WHAT YOU NEED TO DO: Retype nothing but the lines from the start of the material up to and including the line with "var dividerAt = 6.5;". Pictures don't belong in the copy.

SOURCE MATERIAL:
########

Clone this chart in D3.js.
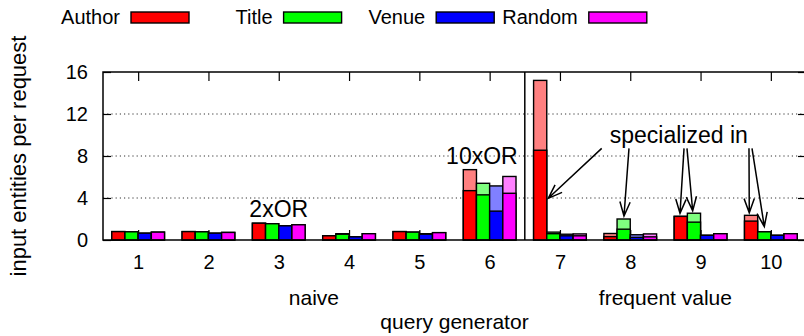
<!DOCTYPE html>
<html>
<head>
<meta charset="utf-8">
<script src="https://cdn.jsdelivr.net/npm/d3@7"></script>
<style>
  body { margin: 0; background: #fff; }
  svg { display: block; font-family: "Liberation Sans", Arial, sans-serif; }
  .axis text { font-size: 20px; fill: #000; }
  .axis path.domain { display: none; }
  .axis line { stroke: #000; stroke-width: 1.2; }
</style>
</head>
<body>
<script>
// query generators 1..10
var categories = [1, 2, 3, 4, 5, 6, 7, 8, 9, 10];
var seriesNames = ["Author", "Title", "Venue", "Random"];

// solid part of each bar, and bar total (light part on top)
var authorBase  = [0.8, 0.8, 1.6, 0.4, 0.8, 4.7, 8.55, 0.32, 2.25, 1.8];
var authorTotal = [0.8, 0.8, 1.6, 0.4, 0.8, 6.7, 15.2, 0.62, 2.25, 2.35];
var titleBase   = [0.78, 0.78, 1.55, 0.55, 0.75, 4.3, 0.6, 1.03, 1.7, 0.78];
var titleTotal  = [0.78, 0.78, 1.55, 0.6, 0.75, 5.4, 0.75, 2.0, 2.55, 0.78];
var venueBase   = [0.65, 0.65, 1.35, 0.3, 0.55, 2.75, 0.4, 0.25, 0.45, 0.45];
var venueTotal  = [0.65, 0.65, 1.35, 0.3, 0.6, 5.15, 0.55, 0.5, 0.45, 0.45];
var randomBase  = [0.75, 0.72, 1.45, 0.6, 0.7, 4.45, 0.4, 0.3, 0.6, 0.6];
var randomTotal = [0.75, 0.72, 1.45, 0.6, 0.7, 6.05, 0.58, 0.58, 0.6, 0.6];

var yTicks = [0, 4, 8, 12, 16];
var gridTicks = [4, 8, 12];
var groupLabels = ["naive", "frequent value"];
var groupCenters = [3.5, 8.5];
var dividerAt = 6.5;

// text labels in data coords [x, y]
var notes = [
  {text: "2xOR", x: 3, y: 2.2},
  {text: "10xOR", x: 5.89, y: 7.24},
  {text: "specialized in", x: 8.69, y: 9.24}
];
// arrows: from [x, y] to [x, y]
var arrowFrom = [[7.594, 8.73], [7.982, 8.73], [8.765, 8.73], [8.807, 8.73], [9.689, 8.73], [9.732, 8.73]];
var arrowTo   = [[6.834, 3.97], [7.911, 2.29], [8.708, 2.54], [8.888, 2.79], [9.693, 2.6], [9.907, 1.27]];

var solidColors = ["#ff0000", "#00ff00", "#0000ff", "#ff00ff"];
var lightColors = ["#ff8080", "#80ff80", "#8080ff", "#ff80ff"];

var W = 804, H = 336;
var margin = {top: 72, right: -2, bottom: 96, left: 103};
var width = W - margin.left - margin.right,
    height = H - margin.top - margin.bottom;

var x = d3.scaleLinear().domain([0.5, 10.5]).range([0, width]);
var y = d3.scaleLinear().domain([0, 16]).range([height, 0]);
var slot = x(2) - x(1);
var x1 = d3.scaleBand().domain(seriesNames).range([-slot * 0.375, slot * 0.375]);

var svg = d3.select("body").append("svg")
    .attr("width", W)
    .attr("height", H);

var g = svg.append("g")
    .attr("transform", "translate(" + margin.left + "," + margin.top + ")");

// grid
g.append("g").selectAll("line")
    .data(gridTicks)
  .enter().append("line")
    .attr("x1", 0).attr("x2", width)
    .attr("y1", function(d) { return y(d); })
    .attr("y2", function(d) { return y(d); })
    .attr("stroke", "#333")
    .attr("stroke-width", 1)
    .attr("stroke-dasharray", "1.2,3");

// axes (ticks inward)
var yAxis = d3.axisLeft(y).tickValues(yTicks).tickSize(-8).tickPadding(15);
var yAxisR = d3.axisRight(y).tickValues(yTicks).tickSize(-8).tickFormat("");
var xAxis = d3.axisBottom(x).tickValues(categories).tickSize(-10).tickPadding(15);
var xAxisT = d3.axisTop(x).tickValues(categories).tickSize(-9).tickFormat("");

g.append("g").attr("class", "y axis").call(yAxis);
g.append("g").attr("class", "y axis").attr("transform", "translate(" + width + ",0)").call(yAxisR);
g.append("g").attr("class", "x axis").attr("transform", "translate(0," + height + ")").call(xAxis);
g.append("g").attr("class", "x axis").call(xAxisT);

// bars
var series = [
  {name: "Author", base: authorBase, total: authorTotal},
  {name: "Title", base: titleBase, total: titleTotal},
  {name: "Venue", base: venueBase, total: venueTotal},
  {name: "Random", base: randomBase, total: randomTotal}
];

series.forEach(function(s, si) {
  var sg = g.append("g").attr("class", "series");
  // light (total) first
  sg.selectAll("rect.total")
      .data(categories)
    .enter().append("rect")
      .attr("class", "total")
      .attr("x", function(d) { return x(d) + x1(s.name); })
      .attr("width", x1.bandwidth())
      .attr("y", function(d, i) { return y(s.total[i]); })
      .attr("height", function(d, i) { return y(0) - y(s.total[i]); })
      .attr("fill", lightColors[si])
      .attr("stroke", "#000")
      .attr("stroke-width", 1.4);
  sg.selectAll("rect.base")
      .data(categories)
    .enter().append("rect")
      .attr("class", "base")
      .attr("x", function(d) { return x(d) + x1(s.name); })
      .attr("width", x1.bandwidth())
      .attr("y", function(d, i) { return y(s.base[i]); })
      .attr("height", function(d, i) { return y(0) - y(s.base[i]); })
      .attr("fill", solidColors[si])
      .attr("stroke", "#000")
      .attr("stroke-width", 1.4);
});

// frame and divider
g.append("rect")
    .attr("width", width).attr("height", height)
    .attr("fill", "none").attr("stroke", "#000").attr("stroke-width", 1.5);
g.append("line")
    .attr("x1", x(dividerAt)).attr("x2", x(dividerAt))
    .attr("y1", 0).attr("y2", height)
    .attr("stroke", "#000").attr("stroke-width", 1.5);

// annotations
g.selectAll("text.note")
    .data(notes)
  .enter().append("text")
    .attr("class", "note")
    .attr("x", function(d) { return x(d.x); })
    .attr("y", function(d) { return y(d.y); })
    .attr("text-anchor", "middle")
    .style("font-size", "23px")
    .text(function(d) { return d.text; });

var headLen = 15, headAng = Math.PI / 9;
arrowFrom.forEach(function(f, i) {
  var t = arrowTo[i];
  var x0 = x(f[0]), y0 = y(f[1]), xe = x(t[0]), ye = y(t[1]);
  var a = Math.atan2(ye - y0, xe - x0);
  var path = "M" + x0 + "," + y0 + "L" + xe + "," + ye +
    "M" + (xe - headLen * Math.cos(a - headAng)) + "," + (ye - headLen * Math.sin(a - headAng)) +
    "L" + xe + "," + ye +
    "L" + (xe - headLen * Math.cos(a + headAng)) + "," + (ye - headLen * Math.sin(a + headAng));
  g.append("path")
      .attr("d", path)
      .attr("fill", "none")
      .attr("stroke", "#000")
      .attr("stroke-width", 1.5);
});

// group labels + axis titles
g.selectAll("text.group")
    .data(groupLabels)
  .enter().append("text")
    .attr("class", "group")
    .attr("x", function(d, i) { return x(groupCenters[i]); })
    .attr("y", 305 - margin.top)
    .attr("text-anchor", "middle")
    .style("font-size", "21px")
    .text(function(d) { return d; });

svg.append("text")
    .attr("x", margin.left + width / 2)
    .attr("y", 329)
    .attr("text-anchor", "middle")
    .style("font-size", "21px")
    .text("query generator");

svg.append("text")
    .attr("transform", "translate(26," + (margin.top + height / 2) + ") rotate(-90)")
    .attr("text-anchor", "middle")
    .style("font-size", "22px")
    .text("input entities per request");

// legend
var legend = svg.append("g").attr("class", "legend");
var legendX = 120, legendStep = 152.6;
seriesNames.forEach(function(name, i) {
  var lx = legendX + i * legendStep;
  legend.append("text")
      .attr("x", lx)
      .attr("y", 24)
      .attr("text-anchor", "end")
      .style("font-size", "20px")
      .text(name);
  legend.append("rect")
      .attr("x", lx + 11)
      .attr("y", 12)
      .attr("width", 58)
      .attr("height", 11)
      .attr("fill", solidColors[i])
      .attr("stroke", "#000")
      .attr("stroke-width", 1.4);
});
</script>
</body>
</html>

########

RESULT FOR THIS TASK:
Clone this chart in D3.js.
<!DOCTYPE html>
<html>
<head>
<meta charset="utf-8">
<script src="https://cdn.jsdelivr.net/npm/d3@7"></script>
<style>
  body { margin: 0; background: #fff; }
  svg { display: block; font-family: "Liberation Sans", Arial, sans-serif; }
  .axis text { font-size: 20px; fill: #000; }
  .axis path.domain { display: none; }
  .axis line { stroke: #000; stroke-width: 1.2; }
</style>
</head>
<body>
<script>
// query generators 1..10
var categories = [1, 2, 3, 4, 5, 6, 7, 8, 9, 10];
var seriesNames = ["Author", "Title", "Venue", "Random"];

// solid part of each bar, and bar total (light part on top)
var authorBase  = [0.8, 0.8, 1.6, 0.4, 0.8, 4.7, 8.55, 0.32, 2.25, 1.8];
var authorTotal = [0.8, 0.8, 1.6, 0.4, 0.8, 6.7, 15.2, 0.62, 2.25, 2.35];
var titleBase   = [0.78, 0.78, 1.55, 0.55, 0.75, 4.3, 0.6, 1.03, 1.7, 0.78];
var titleTotal  = [0.78, 0.78, 1.55, 0.6, 0.75, 5.4, 0.75, 2.0, 2.55, 0.78];
var venueBase   = [0.65, 0.65, 1.35, 0.3, 0.55, 2.75, 0.4, 0.25, 0.45, 0.45];
var venueTotal  = [0.65, 0.65, 1.35, 0.3, 0.6, 5.15, 0.55, 0.5, 0.45, 0.45];
var randomBase  = [0.75, 0.72, 1.45, 0.6, 0.7, 4.45, 0.4, 0.3, 0.6, 0.6];
var randomTotal = [0.75, 0.72, 1.45, 0.6, 0.7, 6.05, 0.58, 0.58, 0.6, 0.6];

var yTicks = [0, 4, 8, 12, 16];
var gridTicks = [4, 8, 12];
var groupLabels = ["naive", "frequent value"];
var groupCenters = [3.5, 8.5];
var dividerAt = 6.5;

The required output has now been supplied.